Windows 7 [Full Review] - adeelarshad82
http://www.pcmag.com/article2/0,2817,2348903,00.asp
Will it redeem Microsoft's Vista-tarnished image? All indications are that it will. The hardware driver issues that plagued Vista won't recur, for the simple reason that Windows 7 reuses the same deep plumbing code that Vista did, and after nearly three years, the incompatibilities have actually been ironed out. In other words, most of the drivers already exist. Microsoft has also remedied the other two big complaints about Vista: its bloat and those obnoxious User Account Controls. While the trend has long been for new OSes to be bloated with new goodies, Windows 7 actually performs better and takes up less disk space than its predecessor. Long story short: I like Windows 7 a lot, and with its new taskbar, user interface, and home networking enhancements, PCMag.com gives the new OS the thumbs up.
======
timcederman
I installed Windows 7 Ultimate a few days ago (after some rather dicey fixes
to my previous Vista/XP dual-boot configuration, which involved wiping
partition tables and manually rebuilding them) and I have to say I really like
it.

The first thing I noticed is it's incredibly fast.

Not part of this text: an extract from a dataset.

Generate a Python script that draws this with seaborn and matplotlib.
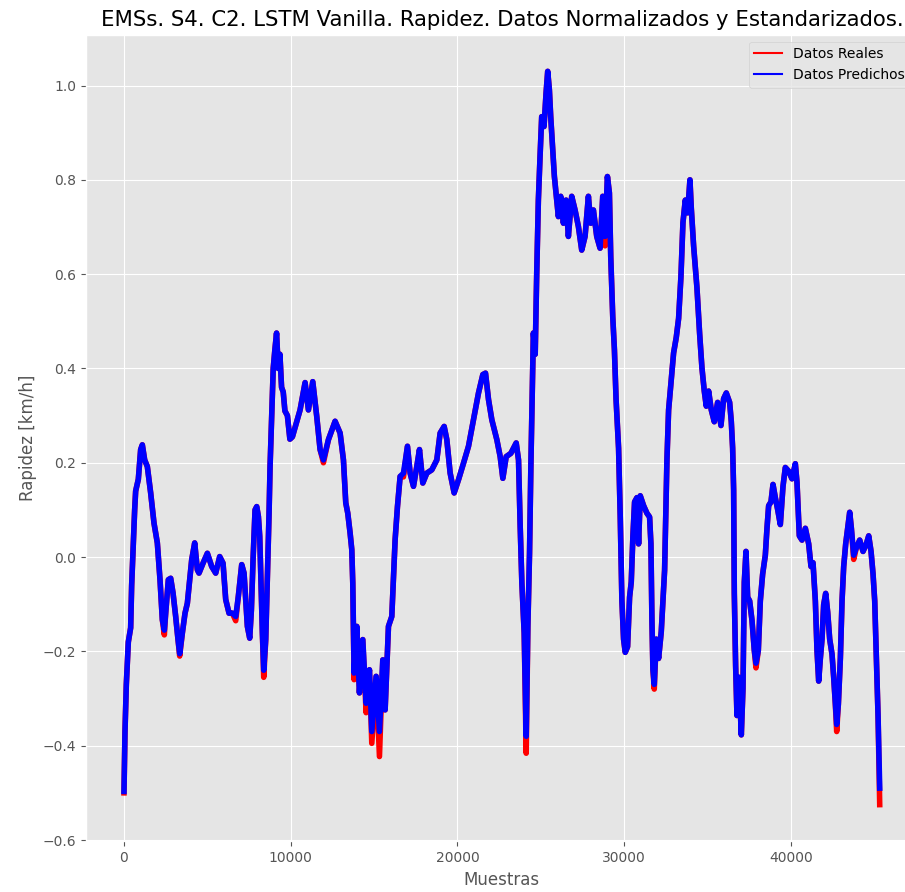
import matplotlib
matplotlib.use("Agg")
import matplotlib.pyplot as plt
import seaborn as sns
import pandas as pd

# Sample index of each traced point
muestras = [
    0, 60, 140, 260, 400, 460, 560, 640, 700, 860, 1000, 1100, 1240, 1400, 1600,
    1800, 2000, 2160, 2300, 2420, 2500, 2660, 2800, 2940, 3100, 3240, 3340, 3500,
    3660, 3800, 3940, 4060, 4240, 4400, 4500, 4740, 5000, 5260, 5500, 5740, 5940,
    6100, 6300, 6500, 6700, 6860, 7060, 7200, 7300, 7400, 7540, 7640, 7740, 7860,
    7960, 8060, 8140, 8220, 8300, 8380, 8500, 8600, 8700, 8760, 8860, 8950, 9050,
    9150, 9250, 9350, 9450, 9550, 9650, 9800, 9950, 10100, 10300, 10560, 10860,
    11060, 11320, 11560, 11760, 11960, 12260, 12660, 12960, 13160, 13300, 13420,
    13560, 13660, 13720, 13800, 13960, 14120, 14320, 14520, 14720, 14860, 15120,
    15320, 15520, 15660, 15860, 16060, 16260, 16400, 16560, 16760, 17000, 17160,
    17360, 17560, 17720, 17920, 18160, 18460, 18760, 18960, 19200, 19360, 19560,
    19800, 20060, 20360, 20660, 20960, 21260, 21520, 21680, 21860, 22060, 22360,
    22560, 22720, 22920, 23200, 23520, 23660, 23760, 23860, 24000, 24120, 24220,
    24320, 24400, 24550, 24660, 24750, 24850, 24950, 25050, 25190, 25310, 25410,
    25510, 25590, 25710, 25810, 25910, 26050, 26190, 26350, 26510, 26650, 26850,
    27050, 27250, 27450, 27650, 27850, 27990, 28150, 28350, 28550, 28710, 28850,
    28990, 29110, 29190, 29310, 29410, 29510, 29660, 29760, 29860, 29960, 30060,
    30200, 30320, 30420, 30520, 30620, 30760, 30860, 30960, 31160, 31360, 31520,
    31600, 31660, 31720, 31800, 31920, 32060, 32220, 32320, 32420, 32500, 32560,
    32660, 32800, 32960, 33120, 33260, 33400, 33520, 33660, 33800, 33940, 34020,
    34160, 34360, 34520, 34660, 34800, 34920, 35060, 35220, 35400, 35600, 35800,
    35960, 36120, 36320, 36420, 36500, 36560, 36600, 36680, 36760, 36880, 37020,
    37120, 37200, 37300, 37400, 37520, 37660, 37800, 37900, 38040, 38160, 38300,
    38460, 38560, 38660, 38800, 38920, 39060, 39200, 39360, 39520, 39660, 39860,
    40060, 40260, 40360, 40500, 40660, 40860, 41060, 41200, 41320, 41460, 41560,
    41660, 41760, 41860, 41960, 42080, 42200, 42320, 42460, 42560, 42660, 42740,
    42840, 42960, 43060, 43160, 43280, 43400, 43520, 43620, 43760, 43920, 44120,
    44320, 44520, 44660, 44800, 44920, 45020, 45120, 45220, 45320,
]

# Model output (normalised speed)
predichos = [
    -0.497, -0.37, -0.27, -0.18, -0.15, -0.06, 0.03, 0.10, 0.14, 0.165, 0.228,
    0.238, 0.206, 0.192, 0.136, 0.072, 0.03, -0.048, -0.133, -0.155, -0.119,
    -0.048, -0.045, -0.076, -0.126, -0.175, -0.205, -0.161, -0.119, -0.098,
    -0.048, -0.006, 0.03, -0.027, -0.034, -0.013, 0.008, -0.02, -0.034, 0.001,
    -0.013, -0.09, -0.119, -0.119, -0.126, -0.083, -0.016, -0.034, -0.09,
    -0.147, -0.172, -0.112, -0.006, 0.10, 0.107, 0.086, 0.044, -0.062, -0.161,
    -0.24, -0.175, -0.041, 0.093, 0.192, 0.30, 0.40, 0.44, 0.475, 0.40, 0.43,
    0.36, 0.35, 0.31, 0.30, 0.25, 0.255, 0.28, 0.312, 0.37, 0.312, 0.372, 0.298,
    0.228, 0.206, 0.249, 0.288, 0.263, 0.206, 0.115, 0.093, 0.051, 0.016,
    -0.055, -0.246, -0.147, -0.288, -0.175, -0.31, -0.239, -0.37, -0.253, -0.37,
    -0.218, -0.324, -0.147, -0.126, 0.037, 0.107, 0.171, 0.178, 0.235, 0.178,
    0.150, 0.192, 0.228, 0.157, 0.178, 0.185, 0.206, 0.263, 0.277, 0.249, 0.178,
    0.136, 0.164, 0.199, 0.235, 0.291, 0.348, 0.387, 0.39, 0.334, 0.291, 0.249,
    0.213, 0.167, 0.213, 0.22, 0.242, 0.206, 0.065, -0.055, -0.161, -0.38,
    -0.147, 0.008, 0.192, 0.475, 0.43, 0.60, 0.757, 0.849, 0.934, 0.913, 0.983,
    1.03, 0.991, 0.934, 0.863, 0.807, 0.772, 0.722, 0.765, 0.708, 0.757, 0.68,
    0.765, 0.736, 0.701, 0.651, 0.68, 0.765, 0.708, 0.736, 0.68, 0.655, 0.765,
    0.68, 0.807, 0.772, 0.637, 0.51, 0.44, 0.334, 0.231, 0.085, -0.093, -0.174,
    -0.202, -0.19, -0.085, -0.053, 0.045, 0.117, 0.126, 0.028, 0.13, 0.109,
    0.093, 0.085, 0.028, -0.134, -0.239, -0.27, -0.174, -0.215, -0.158, -0.093,
    -0.028, 0.109, 0.206, 0.312, 0.368, 0.433, 0.466, 0.506, 0.595, 0.709,
    0.757, 0.73, 0.80, 0.74, 0.66, 0.571, 0.474, 0.401, 0.352, 0.32, 0.352,
    0.312, 0.287, 0.328, 0.279, 0.336, 0.348, 0.328, 0.287, 0.231, 0.142,
    -0.077, -0.231, -0.336, -0.255, -0.377, -0.279, -0.053, 0.012, -0.085,
    -0.093, -0.134, -0.198, -0.225, -0.198, -0.093, -0.036, 0.004, 0.061, 0.109,
    0.117, 0.154, 0.126, 0.101, 0.069, 0.15, 0.19, 0.182, 0.166, 0.198, 0.158,
    0.045, 0.036, 0.061, 0.028, -0.02, -0.012, -0.093, -0.198, -0.263, -0.215,
    -0.174, -0.101, -0.077, -0.117, -0.174, -0.206, -0.255, -0.312, -0.355,
    -0.312, -0.215, -0.093, -0.02, 0.028, 0.061, 0.095, 0.061, 0.004, 0.02,
    0.036, 0.012, 0.028, 0.045, 0.012, -0.036, -0.093, -0.215, -0.336, -0.49,
]

# Measured values (normalised speed); they only part from the model at the dips
reales = list(predichos)
_dips = {
    0: -0.50, 2420: -0.165, 3340: -0.21, 6700: -0.135, 8380: -0.255,
    11960: 0.20, 13800: -0.26, 14520: -0.33, 14860: -0.395, 15320: -0.423,
    16760: 0.17, 24120: -0.416, 28850: 0.66, 31800: -0.28, 37900: -0.235,
    42740: -0.37, 43760: -0.005, 45320: -0.525,
}
for _i, _m in enumerate(muestras):
    if _m in _dips:
        reales[_i] = _dips[_m]

df = pd.DataFrame({"Muestras": muestras, "Reales": reales, "Predichos": predichos})

plt.style.use("ggplot")

fig = plt.figure(figsize=(9.05, 8.92), dpi=100)
ax = fig.add_axes([86.2 / 905, 50.7 / 892, 831.3 / 905, 806.6 / 892])

sns.lineplot(data=df, x="Muestras", y="Reales", color="red", linewidth=4.0,
             label="Datos Reales", estimator=None, ax=ax)
sns.lineplot(data=df, x="Muestras", y="Predichos", color="blue", linewidth=4.0,
             label="Datos Predichos", estimator=None, ax=ax)

ax.set_yticks([-0.6, -0.4, -0.2, 0.0, 0.2, 0.4, 0.6, 0.8, 1.0])
ax.set_title("EMSs. S4. C2. LSTM Vanilla. Rapidez. Datos Normalizados y Estandarizados.",
             fontsize=15.3)
ax.set_xlabel("Muestras")
ax.set_ylabel("Rapidez [km/h]")

leg = ax.legend(loc="upper right")
for line in leg.get_lines():
    line.set_linewidth(1.5)

fig.savefig("out.png", dpi=100)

The second is that apart
from a few clunky holdovers from Vista, the user experience seems to have
dramatically improved. Lastly, and I never thought I'd say this about
something out of Redmond, it's actually quite pretty. I don't miss OS X as
much now when I'm in Windows.

------
cadalac
I hope I see a Snow Leopard vs Windows 7 review soon. I'm still on xp, so I
think it's slowly time to move on. Right now both are looking good.

------
bishvili
I actually think I will buy WIN 7!

------
VoulezMange
definite improvement to vista!